照片他本来不想看,他对方寅做的事没兴趣,更不想看到自己在方寅镜头里那种并不美好的样子。

但现在却又突然有点儿想看了。

就像他蹲在街边,看着馒头待过的地方,听着一个陌生人说他如何被打。

他突然有些想知道,在别人眼里的自己是什么样,跟自己眼里的馒头,一样吗?

程博衍回到家的时候,项西已经在门口等着他了。

“吃了没?”程博衍问他。

“吃了,”项西回答,“我来……不影响你吧?”

“太假了,”程博衍笑笑,掏钥匙开了门,“你头回来么?”

“我意思是……”项西跟着他进了屋,有些不好意思,“我用你电脑,还不让你看……”

“我看书,你玩你的呗。”程博衍说。

程博衍进屋就去洗澡了,项西站在客厅里,犹豫了一下,他把裤子脱了,挂到了衣柜里,然后穿着裤衩坐在了电脑前。

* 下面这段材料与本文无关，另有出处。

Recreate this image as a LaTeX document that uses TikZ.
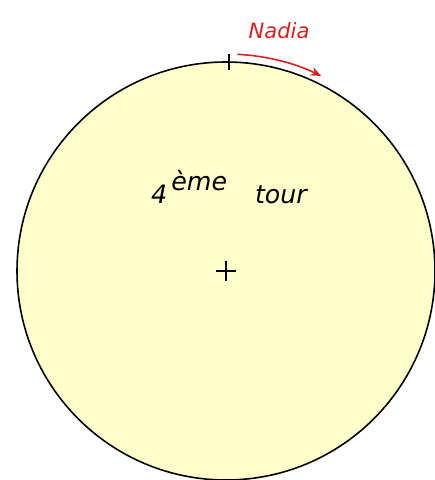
\documentclass[tikz,border=0pt]{standalone}
\usepackage{fontspec}
\setsansfont{DejaVu Sans}
\usepackage{xcolor}
\usetikzlibrary{arrows.meta}
\definecolor{pistefill}{HTML}{FFFFCC}
\definecolor{coureur}{HTML}{D42020}

\tikzset{
  piste/.style={fill=pistefill, draw=black, line width=0.9pt},
  repere/.style={draw=black, line width=0.9pt},
  sens/.style={draw=coureur, line width=0.9pt, -{Stealth[length=6pt, width=5pt]}},
}

\begin{document}
\begin{tikzpicture}[x=0.02cm, y=0.02cm]
  \useasboundingbox (0,0) rectangle (435,480);
  % la piste
  \coordinate (centre) at (226,209);
  \path[piste] (centre) circle [radius=209];
  % croix au centre et depart
  \draw[repere] ([xshift=-0.2cm]centre) -- ([xshift=0.2cm]centre);
  \draw[repere] ([yshift=-0.2cm]centre) -- ([yshift=0.2cm]centre);
  \coordinate (depart) at (229,418);
  \draw[repere] ([yshift=0.16cm]depart) -- ([yshift=-0.16cm]depart);
  % sens de la course
  \draw[sens] ([shift={(87:217)}]centre) arc [start angle=87, end angle=64, radius=217];
  \node[text=coureur, font=\sffamily\itshape\large] (nadia) at (279,449) {Nadia};
  \node[font=\sffamily\itshape\Large] (tour) at (229,293) {4\,\raisebox{1.0ex}{ème}\hspace{1.1em}tour};
\end{tikzpicture}
\end{document}
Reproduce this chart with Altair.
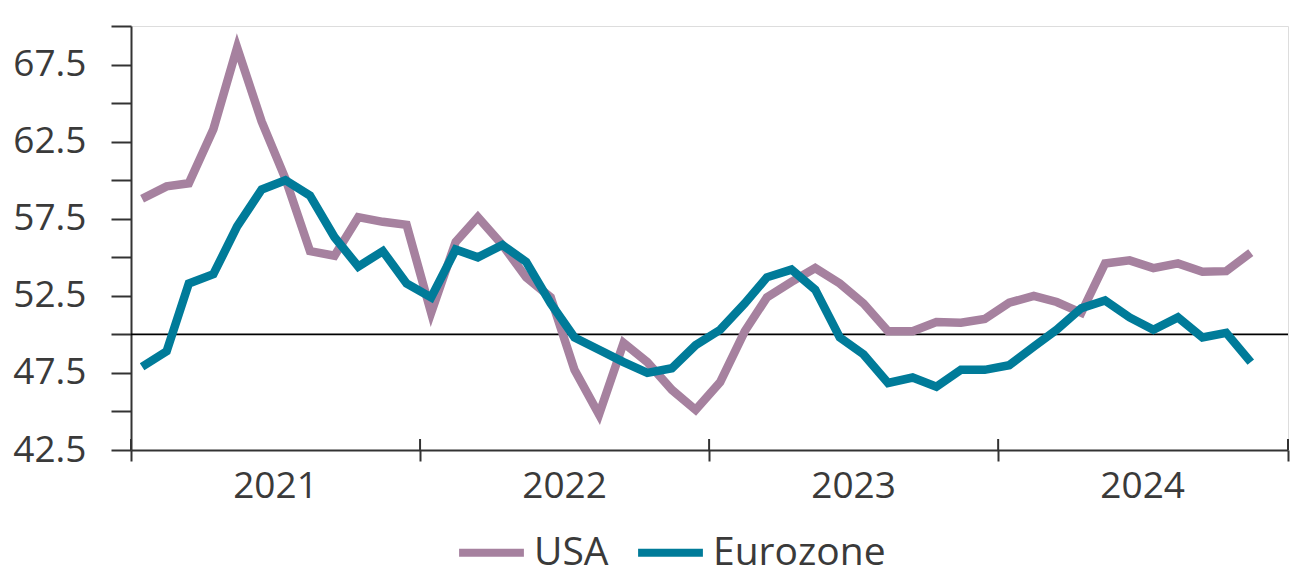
import altair as alt
import pandas as pd

# ---- data (monthly PMI, Jan 2021 - Nov 2024) ----
usa = [58.8, 59.6, 59.8, 63.3, 68.6, 63.8, 60.1, 55.4, 55.1, 57.6, 57.3, 57.1,
       51.4, 56.0, 57.6, 55.8, 53.7, 52.4, 47.7, 44.8, 49.45, 48.2, 46.4, 45.1,
       46.9, 50.2, 52.4, 53.4, 54.3, 53.3, 52.0, 50.2, 50.2, 50.8, 50.75, 51.0,
       52.05, 52.5, 52.1, 51.4, 54.6, 54.8, 54.3, 54.6, 54.06, 54.1, 55.3]
eurozone = [47.9, 48.9, 53.3, 53.9, 57.0, 59.4, 60.0, 59.0, 56.3, 54.4, 55.4, 53.3,
            52.4, 55.5, 55.0, 55.8, 54.7, 52.0, 49.8, 49.0, 48.2, 47.5, 47.8, 49.3,
            50.3, 52.0, 53.7, 54.2, 52.9, 49.8, 48.7, 46.85, 47.2, 46.6, 47.7, 47.7,
            48.0, 49.2, 50.3, 51.7, 52.2, 51.1, 50.3, 51.1, 49.8, 50.1, 48.2]
series_names = ["USA", "Eurozone"]
series_colors = ["#A6819F", "#007B99"]
year_bounds = [2021, 2022, 2023, 2024, 2025]
y_ticks = [42.5 + 2.5 * k for k in range(12)]
reference_level = [50]

dates = [f"{2021 + i // 12}-{i % 12 + 1:02d}-15" for i in range(len(usa))]
df = pd.DataFrame({
    "date": dates * 2,
    "value": usa + eurozone,
    "series": ["USA"] * len(usa) + ["Eurozone"] * len(eurozone),
})
ticks_df = pd.DataFrame({"date": [f"{y}-01-01" for y in year_bounds]})
ref_df = pd.DataFrame({"value": reference_level})

PLOT_W, PLOT_H = 1157, 424
TEXT = "#3a3a3a"
AXIS = "#333333"
FONT = "Open Sans"
FS = 37

x_scale = alt.Scale(domain=[alt.DateTime(year=year_bounds[0], month=1, date=1),
                            alt.DateTime(year=year_bounds[-1], month=1, date=1)])
y_scale = alt.Scale(domain=[42.5, 70], nice=False, zero=False)

x_axis = alt.Axis(
    values=[alt.DateTime(year=y, month=1, date=1) for y in year_bounds],
    labelExpr="year(datum.value) > 2024 ? '' : timeFormat(datum.value, '%Y')",
    labelOffset=144, labelFontSize=FS, labelColor=TEXT, labelFont=FONT,
    labelPadding=7, labelFlush=False, labelOverlap=False, labelBound=False,
    tickSize=11, tickWidth=2, tickColor=AXIS,
    domainColor=AXIS, domainWidth=2, grid=False, title=None,
)
y_axis = alt.Axis(
    values=y_ticks,
    labelExpr="(datum.value - 42.5) % 5 == 0 && datum.value < 70 ? format(datum.value, '.1f') : ''",
    labelFontSize=FS, labelColor=TEXT, labelFont=FONT, labelPadding=25,
    tickSize=20, tickWidth=2, tickColor=AXIS,
    domainColor=AXIS, domainWidth=2, grid=False, title=None,
)

ref_rule = alt.Chart(ref_df).mark_rule(color="black", strokeWidth=1.6).encode(
    y=alt.Y("value:Q", scale=y_scale, axis=y_axis)
)

lines = alt.Chart(df).mark_line(strokeWidth=8.5, strokeJoin="miter").encode(
    x=alt.X("date:T", scale=x_scale, axis=x_axis),
    y=alt.Y("value:Q", scale=y_scale, axis=y_axis),
    color=alt.Color(
        "series:N",
        scale=alt.Scale(domain=series_names, range=series_colors),
        sort=series_names,
        legend=alt.Legend(
            orient="none", legendX=324, legendY=490, direction="horizontal",
            title=None, symbolType="stroke", symbolStrokeWidth=8, symbolSize=4200,
            labelFontSize=39, labelColor=TEXT, labelFont=FONT, labelOffset=6,
            labelLimit=400, columnPadding=13, padding=0,
        ),
    ),
    detail="series:N",
)

up_ticks = alt.Chart(ticks_df).mark_rule(color=AXIS, strokeWidth=2).encode(
    x=alt.X("date:T", scale=x_scale, axis=x_axis),
    y=alt.value(PLOT_H - 11),
    y2=alt.value(PLOT_H),
)

chart = alt.layer(ref_rule, lines, up_ticks).properties(
    width=PLOT_W, height=PLOT_H,
    padding={"left": 123, "top": 18, "right": 4, "bottom": 125},
    autosize=alt.AutoSizeParams(type="none"),
).configure_view(stroke=None).configure(font=FONT)

chart.save("out.html", embed_options={"renderer": "svg", "actions": False})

方寅名片上的博客地址并没有多长,但敲上去的时候简直要了项西的命了,好在敲到一半的时候,电脑自动把后半段给补齐了。

“挺智能啊。”项西松了口气。

页面打开的一瞬间,项西就看到了自己的照片,虽然有点儿陌生,不过衣服他认识,程博衍给他买的那件外套,被方寅嫌弃过太新了的那件。

程博衍洗澡用的时间比平时长,项西给他打电话说想用用他电脑的时候,他就猜到了项西是想干什么。

方寅并不是一个只专注于自己“梦想”的人,他说的话,方寅说会考虑,看来也的确是考虑了。

他站在浴室里,冲着水,估计着时间,想给项西留出足够的看照片和看明白那些字的时间。

估计着差不多该看完了,他才换了衣服走出了浴室。

项西还坐在电脑前,面对着浴室这边,但程博衍走出来的时候他跟睡着了似的似乎没看见,一动不动地盯着屏幕。

程博衍往他那边走了两步停下了,项西眼圈和鼻尖都有些发红,脸上还有没擦干净的眼泪。